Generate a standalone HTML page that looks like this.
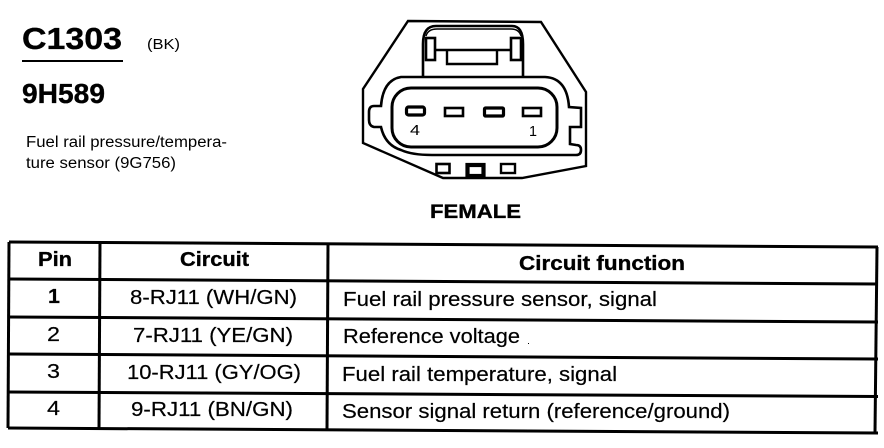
<!DOCTYPE html>
<html><head><meta charset="utf-8"><style>
html,body{margin:0;padding:0;background:#fff}
svg{display:block}
text{font-family:"Liberation Sans",sans-serif;fill:#000}
.b{font-weight:bold;stroke:#000;stroke-width:.35}
.n{stroke:#000;stroke-width:.2}
</style></head><body>
<svg width="884" height="448" viewBox="0 0 884 448" xmlns="http://www.w3.org/2000/svg">
<rect width="884" height="448" fill="#fff"/>
<text class="b" x="22" y="49" font-size="31" textLength="100" lengthAdjust="spacingAndGlyphs">C1303</text>
<rect x="22" y="60" width="101" height="2"/>
<text x="147" y="49" font-size="15" textLength="33" lengthAdjust="spacingAndGlyphs">(BK)</text>
<text class="b" x="22" y="103" font-size="28" textLength="83" lengthAdjust="spacingAndGlyphs">9H589</text>
<text x="26" y="147" font-size="15.5" textLength="201" lengthAdjust="spacingAndGlyphs">Fuel rail pressure/tempera-</text>
<text x="26" y="168" font-size="15.5" textLength="150" lengthAdjust="spacingAndGlyphs">ture sensor (9G756)</text>

<g fill="none" stroke="#000" stroke-width="2">
<path d="M408 21 L541 22 L586 92 L586 166 L522 178 L443 178 L363 143 L363 89 Z" stroke-width="2.4"/>
<path d="M423 78 L423 44 Q423 26 436 26 L512 26 Q523 26 523 44 L523 78" stroke-width="2.6"/>
<path d="M426 36 Q428 29 437 29 L511 29 Q519 29 521 36" stroke-width="1.4"/>
<rect x="426" y="38" width="9" height="22" stroke-width="2.6"/>
<rect x="511" y="38" width="10" height="22" stroke-width="2.6"/>
<path d="M436 50 L510 50" stroke-width="2.4"/>
<path d="M447 51 L447 64 L497 64 L497 51" stroke-width="2.4"/>
<path d="M423 77 L401 77 Q383 80 381 106 L374 106 Q369 106 369 112 L369 120 Q369 126 374 127 L381 127 Q385 145 401 150 Q412 155 432 155 L576 155 Q581 155 581 150 Q581 145 576 145 L570 144 L570 127 L581 127 L581 108 L569 107 Q567 78 545 77 L423 77" stroke-width="2.6"/>
<rect x="392" y="88" width="165" height="59" rx="19" ry="19" stroke-width="3"/>
<rect x="406.5" y="107" width="18" height="8" rx="2" stroke-width="3.2"/>
<rect x="445" y="108" width="18" height="8" stroke-width="2.6"/>
<rect x="484.5" y="108" width="19" height="8" rx="1" stroke-width="3.2"/>
<rect x="523" y="108" width="18" height="8" stroke-width="2.6"/>
<rect x="436.5" y="164" width="13" height="9" stroke-width="2.6"/>
<rect x="467.5" y="165" width="16" height="11" stroke-width="4.2"/>
<rect x="501" y="164" width="14" height="9" stroke-width="2.4"/>
</g>
<text x="410" y="135" font-size="15" textLength="10" lengthAdjust="spacingAndGlyphs">4</text>
<text x="529" y="136" font-size="15" textLength="8" lengthAdjust="spacingAndGlyphs">1</text>
<text class="b" x="430" y="218" font-size="19" textLength="91" lengthAdjust="spacingAndGlyphs">FEMALE</text>

<g stroke="#000" fill="none" stroke-width="3">
<path d="M9 242 L878 247" />
<path d="M9 279 L878 284" />
<path d="M9 317 L878 322" />
<path d="M9 354 L878 359" />
<path d="M9 392 L878 396.5" />
<path d="M8 428 L878 433" />
<path d="M9 242 L8 428" />
<path d="M100 242 L99 429" />
<path d="M328 244 L327 430" />
<path d="M877 247 L875 433" />
</g>

<text class="b" x="38" y="266" font-size="20.5" textLength="34" lengthAdjust="spacingAndGlyphs">Pin</text>
<text class="b" x="180" y="266" font-size="20.5" textLength="69" lengthAdjust="spacingAndGlyphs">Circuit</text>
<text class="b" x="519" y="270" font-size="20.5" textLength="166" lengthAdjust="spacingAndGlyphs">Circuit function</text>
<g font-size="20" class="n">
<text x="48" y="303" font-weight="bold" textLength="12" lengthAdjust="spacingAndGlyphs">1</text>
<text x="47" y="341" textLength="13" lengthAdjust="spacingAndGlyphs">2</text>
<text x="47" y="378" textLength="13" lengthAdjust="spacingAndGlyphs">3</text>
<text x="47" y="415" textLength="13" lengthAdjust="spacingAndGlyphs">4</text>
<text x="130" y="304" textLength="167" lengthAdjust="spacingAndGlyphs">8-RJ11 (WH/GN)</text>
<text x="133" y="342" textLength="160" lengthAdjust="spacingAndGlyphs">7-RJ11 (YE/GN)</text>
<text x="127" y="379" textLength="174" lengthAdjust="spacingAndGlyphs">10-RJ11 (GY/OG)</text>
<text x="131" y="416" textLength="162" lengthAdjust="spacingAndGlyphs">9-RJ11 (BN/GN)</text>
<text x="343" y="306" textLength="314" lengthAdjust="spacingAndGlyphs">Fuel rail pressure sensor, signal</text>
<text x="343" y="343" textLength="177" lengthAdjust="spacingAndGlyphs">Reference voltage</text>
<text x="342" y="381" textLength="275" lengthAdjust="spacingAndGlyphs">Fuel rail temperature, signal</text>
<text x="342" y="418" textLength="388" lengthAdjust="spacingAndGlyphs">Sensor signal return (reference/ground)</text>
</g>
<rect x="528" y="343" width="1" height="1"/>
</svg>
</body></html>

▶ Instruction:
Take the listing above and restate it word for word, without its pictures.

▶ The reply:
Generate a standalone HTML page that looks like this.
<!DOCTYPE html>
<html><head><meta charset="utf-8"><style>
html,body{margin:0;padding:0;background:#fff}
svg{display:block}
text{font-family:"Liberation Sans",sans-serif;fill:#000}
.b{font-weight:bold;stroke:#000;stroke-width:.35}
.n{stroke:#000;stroke-width:.2}
</style></head><body>
<svg width="884" height="448" viewBox="0 0 884 448" xmlns="http://www.w3.org/2000/svg">
<rect width="884" height="448" fill="#fff"/>
<text class="b" x="22" y="49" font-size="31" textLength="100" lengthAdjust="spacingAndGlyphs">C1303</text>
<rect x="22" y="60" width="101" height="2"/>
<text x="147" y="49" font-size="15" textLength="33" lengthAdjust="spacingAndGlyphs">(BK)</text>
<text class="b" x="22" y="103" font-size="28" textLength="83" lengthAdjust="spacingAndGlyphs">9H589</text>
<text x="26" y="147" font-size="15.5" textLength="201" lengthAdjust="spacingAndGlyphs">Fuel rail pressure/tempera-</text>
<text x="26" y="168" font-size="15.5" textLength="150" lengthAdjust="spacingAndGlyphs">ture sensor (9G756)</text>

<g fill="none" stroke="#000" stroke-width="2">
<path d="M408 21 L541 22 L586 92 L586 166 L522 178 L443 178 L363 143 L363 89 Z" stroke-width="2.4"/>
<path d="M423 78 L423 44 Q423 26 436 26 L512 26 Q523 26 523 44 L523 78" stroke-width="2.6"/>
<path d="M426 36 Q428 29 437 29 L511 29 Q519 29 521 36" stroke-width="1.4"/>
<rect x="426" y="38" width="9" height="22" stroke-width="2.6"/>
<rect x="511" y="38" width="10" height="22" stroke-width="2.6"/>
<path d="M436 50 L510 50" stroke-width="2.4"/>
<path d="M447 51 L447 64 L497 64 L497 51" stroke-width="2.4"/>
<path d="M423 77 L401 77 Q383 80 381 106 L374 106 Q369 106 369 112 L369 120 Q369 126 374 127 L381 127 Q385 145 401 150 Q412 155 432 155 L576 155 Q581 155 581 150 Q581 145 576 145 L570 144 L570 127 L581 127 L581 108 L569 107 Q567 78 545 77 L423 77" stroke-width="2.6"/>
<rect x="392" y="88" width="165" height="59" rx="19" ry="19" stroke-width="3"/>
<rect x="406.5" y="107" width="18" height="8" rx="2" stroke-width="3.2"/>
<rect x="445" y="108" width="18" height="8" stroke-width="2.6"/>
<rect x="484.5" y="108" width="19" height="8" rx="1" stroke-width="3.2"/>
<rect x="523" y="108" width="18" height="8" stroke-width="2.6"/>
<rect x="436.5" y="164" width="13" height="9" stroke-width="2.6"/>
<rect x="467.5" y="165" width="16" height="11" stroke-width="4.2"/>
<rect x="501" y="164" width="14" height="9" stroke-width="2.4"/>
</g>
<text x="410" y="135" font-size="15" textLength="10" lengthAdjust="spacingAndGlyphs">4</text>
<text x="529" y="136" font-size="15" textLength="8" lengthAdjust="spacingAndGlyphs">1</text>
<text class="b" x="430" y="218" font-size="19" textLength="91" lengthAdjust="spacingAndGlyphs">FEMALE</text>

<g stroke="#000" fill="none" stroke-width="3">
<path d="M9 242 L878 247" />
<path d="M9 279 L878 284" />
<path d="M9 317 L878 322" />
<path d="M9 354 L878 359" />
<path d="M9 392 L878 396.5" />
<path d="M8 428 L878 433" />
<path d="M9 242 L8 428" />
<path d="M100 242 L99 429" />
<path d="M328 244 L327 430" />
<path d="M877 247 L875 433" />
</g>

<text class="b" x="38" y="266" font-size="20.5" textLength="34" lengthAdjust="spacingAndGlyphs">Pin</text>
<text class="b" x="180" y="266" font-size="20.5" textLength="69" lengthAdjust="spacingAndGlyphs">Circuit</text>
<text class="b" x="519" y="270" font-size="20.5" textLength="166" lengthAdjust="spacingAndGlyphs">Circuit function</text>
<g font-size="20" class="n">
<text x="48" y="303" font-weight="bold" textLength="12" lengthAdjust="spacingAndGlyphs">1</text>
<text x="47" y="341" textLength="13" lengthAdjust="spacingAndGlyphs">2</text>
<text x="47" y="378" textLength="13" lengthAdjust="spacingAndGlyphs">3</text>
<text x="47" y="415" textLength="13" lengthAdjust="spacingAndGlyphs">4</text>
<text x="130" y="304" textLength="167" lengthAdjust="spacingAndGlyphs">8-RJ11 (WH/GN)</text>
<text x="133" y="342" textLength="160" lengthAdjust="spacingAndGlyphs">7-RJ11 (YE/GN)</text>
<text x="127" y="379" textLength="174" lengthAdjust="spacingAndGlyphs">10-RJ11 (GY/OG)</text>
<text x="131" y="416" textLength="162" lengthAdjust="spacingAndGlyphs">9-RJ11 (BN/GN)</text>
<text x="343" y="306" textLength="314" lengthAdjust="spacingAndGlyphs">Fuel rail pressure sensor, signal</text>
<text x="343" y="343" textLength="177" lengthAdjust="spacingAndGlyphs">Reference voltage</text>
<text x="342" y="381" textLength="275" lengthAdjust="spacingAndGlyphs">Fuel rail temperature, signal</text>
<text x="342" y="418" textLength="388" lengthAdjust="spacingAndGlyphs">Sensor signal return (reference/ground)</text>
</g>
<rect x="528" y="343" width="1" height="1"/>
</svg>
</body></html>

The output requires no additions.